As a kid, I read Tom Swift books. In these he invented all sorts of very reasonable sounding incredible inventions. I kept wondering if he could do them in the books, why were they not actually invented yet, seemed simple enough in the books… The naiveness of a child. How does my naiveness show up today, or where or when do I choose not to be prepared?
Over the years, I have learned, that if things looked simple and had not yet been done, that I was probably naive. It would be a call for me to dig into what was the reality.
The mass marketing of photography plays to this. ‘It is simple to get a great photo, just buy the latest technology and hold your finger down on the button until the great photo shows up.’ True, higher end stores like Keeble & Shuchat have a book section, but even many of these seem to promise ‘if only you did this’ you would have great photos.
But the truth is, there is a lot to consistently (as opposed to an occasional lucky shot) getting good (and sometimes great) photos. Yes, lucky is good, but ” Chance favors only the prepared mind” is still true today, otherwise it is just random chance.
What is the ‘prepared mind’? what do we need to do for ourselves to improve our photos? Let’s look at some of the things that go into a typical good photo.
- The photo is sharp (not usually fuzzy).
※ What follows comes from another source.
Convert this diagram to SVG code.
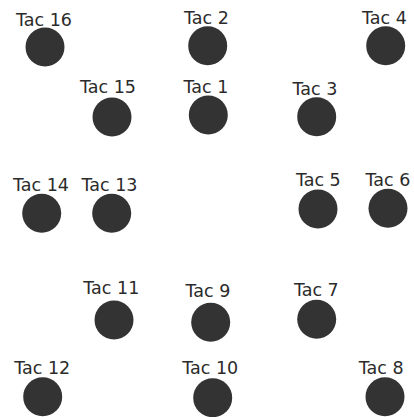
<svg xmlns="http://www.w3.org/2000/svg" width="414" height="417" viewBox="0 0 414 417">
<style>
.n circle{fill:#333333;}
.n text{font-family:"DejaVu Sans",Verdana,sans-serif;font-size:17.5px;fill:#2b2b2b;text-anchor:middle;}
</style>
<rect width="414" height="417" fill="#ffffff"/>
<g id="connectors"></g>
<g id="tac16" class="n"><circle cx="45" cy="47" r="19.5"/><text x="44" y="26">Tac 16</text></g>
<g id="tac2" class="n"><circle cx="207.7" cy="45.7" r="19.5"/><text x="206.5" y="24">Tac 2</text></g>
<g id="tac4" class="n"><circle cx="385.7" cy="45.7" r="19.5"/><text x="384.5" y="24">Tac 4</text></g>
<g id="tac15" class="n"><circle cx="112" cy="117" r="19.5"/><text x="108" y="93">Tac 15</text></g>
<g id="tac1" class="n"><circle cx="208.3" cy="115" r="19.5"/><text x="206" y="93">Tac 1</text></g>
<g id="tac3" class="n"><circle cx="316.7" cy="116.7" r="19.5"/><text x="315" y="95">Tac 3</text></g>
<g id="tac14" class="n"><circle cx="41.7" cy="213.3" r="19.5"/><text x="41" y="190.7">Tac 14</text></g>
<g id="tac13" class="n"><circle cx="111.7" cy="213.3" r="19.5"/><text x="109.5" y="190.7">Tac 13</text></g>
<g id="tac5" class="n"><circle cx="318" cy="209" r="19.5"/><text x="318.3" y="186">Tac 5</text></g>
<g id="tac6" class="n"><circle cx="388" cy="208.3" r="19.5"/><text x="388" y="186">Tac 6</text></g>
<g id="tac11" class="n"><circle cx="114" cy="320" r="19.5"/><text x="111.3" y="294">Tac 11</text></g>
<g id="tac9" class="n"><circle cx="210.7" cy="322.3" r="19.5"/><text x="208" y="296.7">Tac 9</text></g>
<g id="tac7" class="n"><circle cx="316.7" cy="319.3" r="19.5"/><text x="316.3" y="296">Tac 7</text></g>
<g id="tac12" class="n"><circle cx="42.7" cy="396.7" r="19.5"/><text x="42.2" y="374">Tac 12</text></g>
<g id="tac10" class="n"><circle cx="212.7" cy="397.7" r="19.5"/><text x="210.2" y="374">Tac 10</text></g>
<g id="tac8" class="n"><circle cx="385" cy="396.7" r="19.5"/><text x="381.2" y="374">Tac 8</text></g>
</svg>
So technology can help here, if it is used appropriately.
- We can use a tripod
- We can use image stabilization
- We can use faster shutter speed (what are we trading off for this?)
- Do we have the picture focused on the right thing, or are we focusing on the wrong point…?
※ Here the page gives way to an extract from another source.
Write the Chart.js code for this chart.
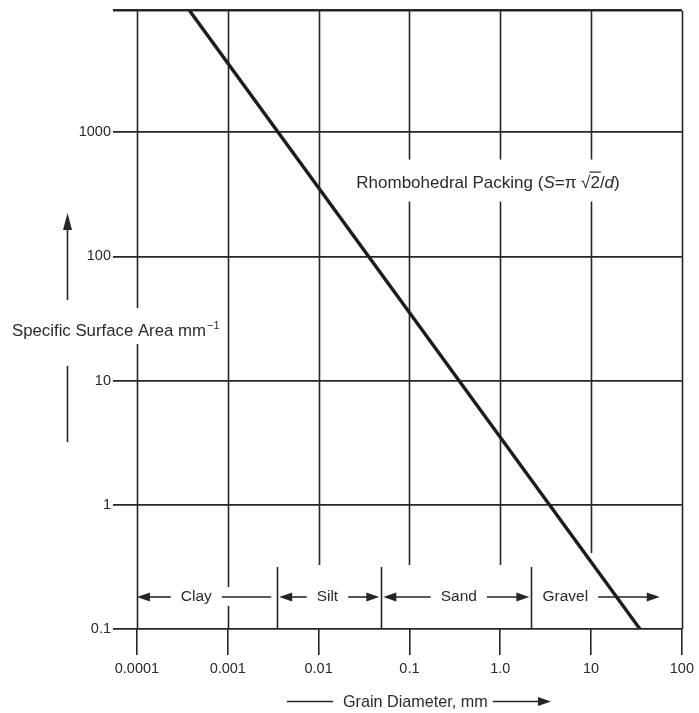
<!DOCTYPE html>
<html>
<head>
<meta charset="utf-8">
<script src="https://cdn.jsdelivr.net/npm/chart.js@4.4.0/dist/chart.umd.min.js"></script>
<style>
  html, body { margin: 0; padding: 0; background: #fff; }
  #wrap { width: 699px; height: 713px; }
</style>
</head>
<body>
<div id="wrap"><canvas id="chart"></canvas></div>
<script>
// values
const grainDiameter = [0.00038, 34.5]; // mm
const surfaceArea = [9500, 0.1]; // mm^-1
const xTicks = [0.0001, 0.001, 0.01, 0.1, 1, 10, 100];
const xTickLabels = ["0.0001", "0.001", "0.01", "0.1", "1.0", "10", "100"];
const yTicks = [0.1, 1, 10, 100, 1000];
const yTickLabels = ["0.1", "1", "10", "100", "1000"];
const classNames = ["Clay", "Silt", "Sand", "Gravel"];
const classEdges = [0.0001, 0.0035, 0.049, 2.2, 60];
const classLabelAt = [0.00045, 0.0125, 0.35, 5.2];
const xMin = 5.45e-5, xMax = 100;
const yMin = 0.1, yMax = 9500;

const FONT = '"Liberation Sans", Arial, Helvetica, sans-serif';
const INK = "#262626";
const TEXT = "#2a2a2a";

function arrowHead(c, x, y, dir) {
  c.beginPath();
  c.moveTo(x, y);
  c.lineTo(x - dir * 13, y - 4.5);
  c.lineTo(x - dir * 13, y + 4.5);
  c.closePath();
  c.fill();
}

// vertical grid, size classes
const gridPlugin = {
  id: "grid",
  beforeDatasetsDraw(chart) {
    const c = chart.ctx;
    const { top, bottom } = chart.chartArea;
    const xs = chart.scales.x;
    const bandTop = bottom - 64;
    const rowY = bottom - 32;
    c.save();
    c.strokeStyle = INK;
    c.fillStyle = INK;
    c.lineWidth = 1.6;

    xTicks.forEach((v, i) => {
      const px = Math.round(xs.getPixelForValue(v)) + 0.5;
      c.beginPath();
      if (i === 0 || i === xTicks.length - 1) {
        c.moveTo(px, top);
        c.lineTo(px, bottom);
      } else if (v === 0.001) {
        c.moveTo(px, top);
        c.lineTo(px, rowY - 10);
        c.moveTo(px, rowY + 9);
        c.lineTo(px, bottom);
      } else {
        c.moveTo(px, top);
        c.lineTo(px, v === 10 ? bandTop - 12 : bandTop);
      }
      c.stroke();
    });

    // class boundaries
    classEdges.slice(1, -1).forEach((v) => {
      const px = Math.round(xs.getPixelForValue(v)) + 0.5;
      c.beginPath();
      c.moveTo(px, bandTop + 2);
      c.lineTo(px, bottom);
      c.stroke();
    });

    // class labels with arrows
    c.font = "15.5px " + FONT;
    c.textAlign = "center";
    c.textBaseline = "middle";
    classNames.forEach((name, i) => {
      const a = xs.getPixelForValue(classEdges[i]) + (i === 0 ? 0 : 2);
      const b = xs.getPixelForValue(classEdges[i + 1]) - 2;
      const mid = xs.getPixelForValue(classLabelAt[i]);
      const w = c.measureText(name).width;
      c.fillStyle = TEXT;
      c.fillText(name, mid, rowY);
      c.fillStyle = INK;
      c.lineWidth = 1.6;
      const gap = 10;
      const leftEnd = mid - w / 2 - gap;
      const rightStart = mid + w / 2 + gap;
      const hasLeft = i < classNames.length - 1;
      const hasRight = i > 0;
      c.beginPath();
      c.moveTo(hasLeft ? a + 6 : rightStart - w - 2 * gap, rowY);
      c.lineTo(leftEnd, rowY);
      c.stroke();
      if (hasLeft) arrowHead(c, a, rowY, -1);
      c.beginPath();
      c.moveTo(rightStart, rowY);
      c.lineTo(hasRight ? b - 6 : b - 4, rowY);
      c.stroke();
      if (hasRight) arrowHead(c, b, rowY, 1);
    });

    // annotation, on a white patch that breaks the grid lines
    let x = xs.getPixelForValue(0.026);
    const y = chart.scales.y.getPixelForValue(400) + 6;
    const up = "17px " + FONT;
    const it = "italic 17px " + FONT;
    const parts = [
      [up, "Rhombohedral Packing ("], [it, "S"], [up, "=π "],
      [up, "√"], [up, "2"], [up, "/"], [it, "d"], [up, ")"],
    ];
    let total = 0;
    parts.forEach(([f, t]) => { c.font = f; total += c.measureText(t).width; });
    c.fillStyle = "#fff";
    c.fillRect(x - 6, y - 28, total + 12, 42);
    c.fillStyle = TEXT;
    c.strokeStyle = TEXT;
    c.textAlign = "left";
    c.textBaseline = "alphabetic";
    parts.forEach(([f, t]) => {
      c.font = f;
      const w = c.measureText(t).width;
      c.fillText(t, x, y);
      if (t === "2") {
        c.beginPath();
        c.lineWidth = 1.2;
        c.moveTo(x - 1, y - 15.5);
        c.lineTo(x + w + 1, y - 15.5);
        c.stroke();
      }
      x += w;
    });
    c.restore();
  },
  afterDraw(chart) {
    const c = chart.ctx;
    c.save();
    c.fillStyle = TEXT;
    c.strokeStyle = INK;
    c.lineWidth = 1.6;
    c.textBaseline = "alphabetic";
    c.textAlign = "left";

    // y title
    c.font = "16.8px " + FONT;
    const t1 = "Specific Surface Area mm";
    const w1 = c.measureText(t1).width;
    c.fillStyle = "#fff";
    c.fillRect(100, 308, 120, 36);
    c.fillStyle = TEXT;
    c.fillText(t1, 12, 336);
    c.font = "11px " + FONT;
    c.fillText("−1", 12 + w1 + 1, 329);
    c.fillStyle = INK;
    c.beginPath();
    c.moveTo(67.5, 300);
    c.lineTo(67.5, 226);
    c.moveTo(67.5, 366);
    c.lineTo(67.5, 442);
    c.stroke();
    c.beginPath();
    c.moveTo(67.5, 213);
    c.lineTo(63, 230);
    c.lineTo(72, 230);
    c.closePath();
    c.fill();

    // x title
    c.font = "16.2px " + FONT;
    c.fillStyle = TEXT;
    c.fillText("Grain Diameter, mm", 343, 707);
    const w2 = c.measureText("Grain Diameter, mm").width;
    c.beginPath();
    c.moveTo(287, 701.5);
    c.lineTo(333, 701.5);
    c.moveTo(343 + w2 + 5, 701.5);
    c.lineTo(538, 701.5);
    c.stroke();
    c.fillStyle = INK;
    arrowHead(c, 551, 701.5, 1);
    c.restore();
  },
};

const ctx = document.getElementById("chart");

new Chart(ctx, {
  type: "line",
  data: {
    datasets: [
      {
        data: grainDiameter.map((d, i) => ({ x: d, y: surfaceArea[i] })),
        borderColor: "#1c1c1c",
        borderWidth: 3.4,
        pointRadius: 0,
        tension: 0,
      },
    ],
  },
  options: {
    responsive: true,
    maintainAspectRatio: false,
    animation: false,
    layout: { padding: { top: 10, right: 16, left: 0, bottom: 0 } },
    plugins: { legend: { display: false }, tooltip: { enabled: false } },
    scales: {
      x: {
        type: "logarithmic",
        min: xMin,
        max: xMax,
        afterBuildTicks: (s) => { s.ticks = xTicks.map((v) => ({ value: v })); },
        afterFit: (s) => { s.height = 84; },
        border: { display: false },
        grid: {
          drawOnChartArea: false,
          drawTicks: true,
          tickLength: 26,
          color: INK,
          lineWidth: 1.6,
        },
        ticks: {
          autoSkip: false,
          maxRotation: 0,
          padding: 5,
          color: TEXT,
          font: { family: FONT, size: 14.5 },
          callback: (v, i) => xTickLabels[i],
        },
      },
      y: {
        type: "logarithmic",
        min: yMin,
        max: yMax,
        afterBuildTicks: (s) => {
          s.ticks = yTicks.concat([yMax]).map((v) => ({ value: v }));
        },
        afterFit: (s) => { s.width = 113; },
        border: { display: false },
        grid: {
          drawTicks: false,
          color: INK,
          lineWidth: (c) => (c.tick && c.tick.value === yMax ? 2.6 : 1.7),
        },
        ticks: {
          padding: 2,
          color: TEXT,
          font: { family: FONT, size: 14.5 },
          callback: (v, i) => (i < yTickLabels.length ? yTickLabels[i] : ""),
        },
      },
    },
  },
  plugins: [gridPlugin],
});
</script>
</body>
</html>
- Is the image lit correctly? Do I have the correct exposure?
- Cameras today have built in exposure systems that are very good at generating snapshot like images. However, if you want a dramatic image, then you might have to understand lighting; low angle light vs overhead light, or flat even light vs. hard light, or the color of the light (before or after sunrise, or mid day).
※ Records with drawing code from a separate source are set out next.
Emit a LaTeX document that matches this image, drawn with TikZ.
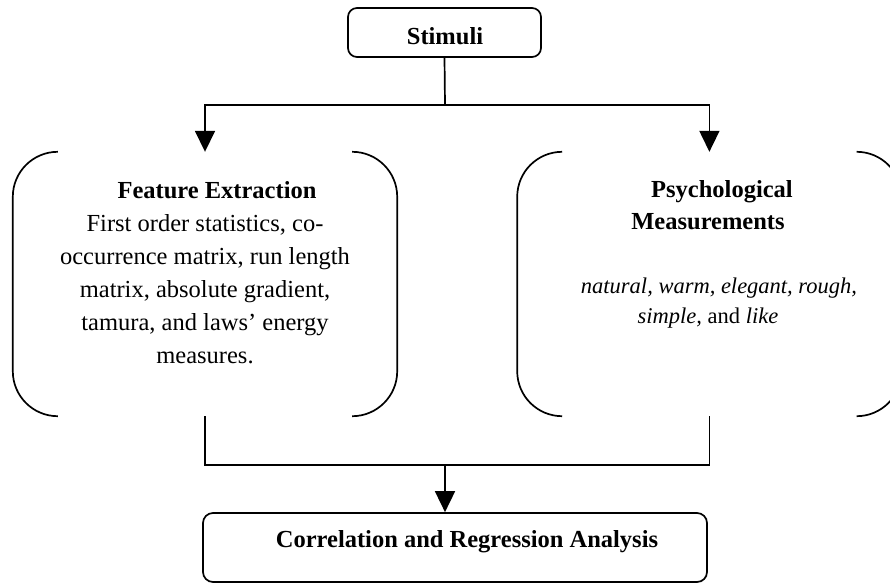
\documentclass[tikz,border=0pt]{standalone}
\usepackage{fontspec}
\setmainfont{Liberation Serif}
\usetikzlibrary{arrows.meta,positioning}
\definecolor{inkblack}{RGB}{0,0,0}
\tikzset{
  stagebox/.style={draw=inkblack,rounded corners=9pt,line width=1.7pt,
    inner sep=0pt},
  bracketbox/.style={inner sep=0pt,minimum width=384pt,minimum height=264pt},
  bracketside/.style={draw=inkblack,line width=1.7pt,rounded corners=45pt},
  flow/.style={-{Triangle[length=21pt,width=20pt]},line width=1.7pt,
    draw=inkblack},
  wire/.style={line width=1.7pt,draw=inkblack},
  bodytext/.style={font=\fontsize{24.5}{33}\selectfont,inner sep=0pt},
  itemtext/.style={font=\fontsize{22.5}{30}\selectfont,inner sep=0pt},
  headtext/.style={font=\fontsize{24.5}{33}\selectfont\bfseries,inner sep=0pt}
}

\begin{document}
\begin{tikzpicture}[x=1pt,y=-1pt]
  \useasboundingbox (0,0) rectangle (890,583);
  % boxes
  \node[stagebox,minimum width=193pt,minimum height=49pt] (stim) at (444.5,32.5) {};
  \node[headtext,anchor=base] (stimlabel) at (445,45) {Stimuli};
  \node[bracketbox] (feat) at (205,284) {};
  \node[bracketbox,right=120pt of feat] (psy) {};
  \node[stagebox,rounded corners=10pt,minimum width=504pt,minimum height=69pt]
    (corr) at (455,547.5) {};
  \node[headtext,anchor=base] (corrlabel) at (467,547)
    {Correlation and Regression Analysis};
  % bracket sides
  \foreach \bk in {feat,psy} {
    \draw[bracketside] ([xshift=45pt]\bk.north west) -- (\bk.north west)
      -- (\bk.south west) -- ([xshift=45pt]\bk.south west);
    \draw[bracketside] ([xshift=-45pt]\bk.north east) -- (\bk.north east)
      -- (\bk.south east) -- ([xshift=-45pt]\bk.south east);
  }
  % texts
  \node[headtext,anchor=base] (feathead) at (217,198) {Feature Extraction};
  \foreach \row/\txt in {231/{First order statistics, co-},
                         264/{occurrence matrix, run length},
                         297/{matrix, absolute gradient,},
                         330/{tamura, and laws’ energy}, 363/{measures.}}
    \node[bodytext,anchor=base] (featline\row) at (205,\row) {\txt};
  \node[headtext,anchor=base] (psyhead) at (722,197) {Psychological};
  \node[headtext,anchor=base] (psyhead2) at (708,229) {Measurements};
  \node[itemtext,anchor=base] (psyitems) at (719,293)
    {\textit{natural, warm, elegant, rough,}};
  \node[itemtext,anchor=base] (psyitems2) at (708,323)
    {\textit{simple,} and \textit{like}};
  % connectors
  \coordinate (split) at (445,105);
  \coordinate (join) at (445,465);
  \draw[wire] (stim.south) -- (split);
  \draw[flow] (split) -| (feat.north);
  \draw[flow] (split) -| (psy.north);
  \draw[wire] (feat.south) -- (feat.south |- join) -| (psy.south);
  \draw[flow] (join) -- (join |- corr.north);
\end{tikzpicture}
\end{document}
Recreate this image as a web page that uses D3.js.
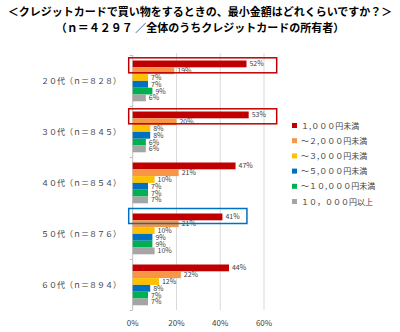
<!DOCTYPE html>
<html>
<head>
<meta charset="utf-8">
<script src="https://cdn.jsdelivr.net/npm/d3@7"></script>
<style>
  html, body { margin: 0; padding: 0; background: #fff; }
  svg { display: block; font-family: "Noto Sans CJK JP", "Noto Sans", sans-serif; }
</style>
</head>
<body>
<svg id="chart" width="400" height="332"></svg>
<script>
// Age groups (rows) and spending brackets (series)
const groups = ["２０代（ｎ＝８２８）", "３０代（ｎ＝８４５）", "４０代（ｎ＝８５４）", "５０代（ｎ＝８７６）", "６０代（ｎ＝８９４）"];
const series = ["１,０００円未満", "～２,０００円未満", "～３,０００円未満", "～５,０００円未満", "～１０,０００円未満", "１０，０００円以上"];
const colors = ["#c00000", "#f79646", "#ffc000", "#0070c0", "#00b050", "#a5a5a5"];

// Percent of respondents, one array per bracket, in group order
const under1000 = [52, 53, 47, 41, 44];
const under2000 = [19, 20, 21, 21, 22];
const under3000 = [7, 8, 10, 10, 12];
const under5000 = [7, 8, 7, 9, 8];
const under10000 = [9, 6, 7, 9, 7];
const over10000 = [6, 6, 7, 10, 7];
const values = [under1000, under2000, under3000, under5000, under10000, over10000];

const xTicks = [0, 20, 40, 60];

// Highlighted rows: group index, box colour, right end (percent)
const highlights = [
  { group: 0, color: "#c00000", end: 65.8 },
  { group: 1, color: "#c00000", end: 65.8 },
  { group: 3, color: "#0070c0", end: 52.2 }
];

const svg = d3.select("#chart");

// Title
const title = svg.append("g").attr("font-weight", "bold").attr("font-size", 11).attr("fill", "#000").attr("text-anchor", "middle");
title.append("text").attr("x", 200).attr("y", 16).text("＜クレジットカードで買い物をするときの、最小金額はどれくらいですか？＞");
title.append("text").attr("x", 200).attr("y", 32).text("（ｎ＝４２９７ ／全体のうちクレジットカードの所有者）");

const x = d3.scaleLinear().domain([0, 60]).range([132.7, 264]);
const y0 = d3.scaleBand().domain(groups).range([55, 310]);
const y1 = d3.scaleBand().domain(series).range([5.5, y0.bandwidth() - 4.7]);

// Gridlines
svg.append("g").selectAll("line").data(xTicks.filter(d => d > 0)).join("line")
  .attr("x1", d => x(d)).attr("x2", d => x(d))
  .attr("y1", 53).attr("y2", 310)
  .attr("stroke", "#d9d9d9").attr("stroke-width", 1);

// Category axis
const yAxis = svg.append("g").attr("transform", `translate(${x(0)},0)`);
yAxis.append("line").attr("x1", 0).attr("x2", 0).attr("y1", 55).attr("y2", 310).attr("stroke", "#bfbfbf");
yAxis.selectAll("line.tick").data(groups.map(g => y0(g)).concat([310])).join("line")
  .attr("class", "tick")
  .attr("x1", -3).attr("x2", 0).attr("y1", d => Math.round(d) + 0.5).attr("y2", d => Math.round(d) + 0.5)
  .attr("stroke", "#bfbfbf");

svg.append("g").attr("font-size", 8).attr("fill", "#404040").attr("text-anchor", "end")
  .selectAll("text").data(groups).join("text")
  .attr("x", 121).attr("y", g => y0(g) + y0.bandwidth() / 2 + 3)
  .text(g => g);

// Value axis labels
svg.append("g").attr("font-size", 8).attr("fill", "#404040").attr("text-anchor", "middle")
  .selectAll("text").data(xTicks).join("text")
  .attr("x", d => x(d)).attr("y", 326)
  .text(d => d + "%");

// Bars and value labels
const rows = svg.append("g").selectAll("g").data(groups).join("g")
  .attr("transform", g => `translate(0,${y0(g)})`);

rows.each(function (g, gi) {
  const row = d3.select(this);
  const data = series.map((s, si) => ({ s, si, v: values[si][gi] }));
  row.selectAll("rect").data(data).join("rect")
    .attr("x", x(0)).attr("y", d => y1(d.s))
    .attr("width", d => x(d.v) - x(0)).attr("height", y1.bandwidth())
    .attr("fill", d => colors[d.si]);
  row.selectAll("text").data(data).join("text")
    .attr("x", d => x(d.v) + 3).attr("y", d => y1(d.s) + y1.bandwidth() / 2 + 2.5)
    .attr("font-size", 7).attr("fill", "#404040")
    .text(d => d.v + "%");
});

// Highlight boxes around the first bracket of selected rows
svg.append("g").selectAll("rect").data(highlights).join("rect")
  .attr("x", x(0) - 4)
  .attr("y", h => y0(groups[h.group]) + y1(series[0]) - (h.color === "#0070c0" ? 5 : 2.7))
  .attr("width", h => x(h.end) - x(0) + 4)
  .attr("height", h => h.color === "#0070c0" ? 15 : 15)
  .attr("fill", "none").attr("stroke", h => h.color).attr("stroke-width", 1.5);

// Legend
const legend = svg.append("g").selectAll("g").data(series).join("g")
  .attr("transform", (s, i) => `translate(292,${123 + i * 15.2})`);
legend.append("rect").attr("width", 5).attr("height", 5).attr("fill", (s, i) => colors[i]);
legend.append("text").attr("x", 9).attr("y", 5.5).attr("font-size", 8).attr("fill", "#404040").text(s => s);
</script>
</body>
</html>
- Composition – There are so many things here, and there is not nearly the help from technology that there are for sharpness and exposure.
- Do I really want the subject dead center, or do I want it some place else?
- Remember rule of thirds
- Don’t put the horizon on the mid line
- Make sure that there is not ‘extra’ in the photo
- No strong lines coming out of someone’s head
- No extraneous lines that are not contributing (twigs, branches, arms…)
- Make sure that borders and corners are clean and are not distracting
- Are you or can you frame the photo?
- Do the lines lead you into the photo?
- Is the expression on the face the expression you want? (or is their mouth open?)
- … and the list goes on ….
And if you can do all of the above in the 2 seconds that you bring the camera to your eye and snap, you are a better person than I.
What is a prepared mind with regard to photography? For me, and folks that I work with it means that we practice evaluating photos to see what works and what doesn’t work in photos. We practice enough that looking at a photo on the screen or in the camera or in magazines, until it is second nature to figure out what works and what doesn’t work. Where does naiveness show up in your photography?
So, we can try and practice with our own photos, but I have found that usually doesn’t work very well, particularly for learning in the beginning. What I have found works much better is to practice with other people’s photos. I strongly recommend that you get yourself an account on 500px . Then force yourself to write reviews of photos. Having to write a review forces you to evaluate the photo and what works and does not work in it. After a few hundred reviews you will understand what sorts of things work in photos and what does not. This is the practice that creates the prepared mind. And now, taking good photos is not so naively simple.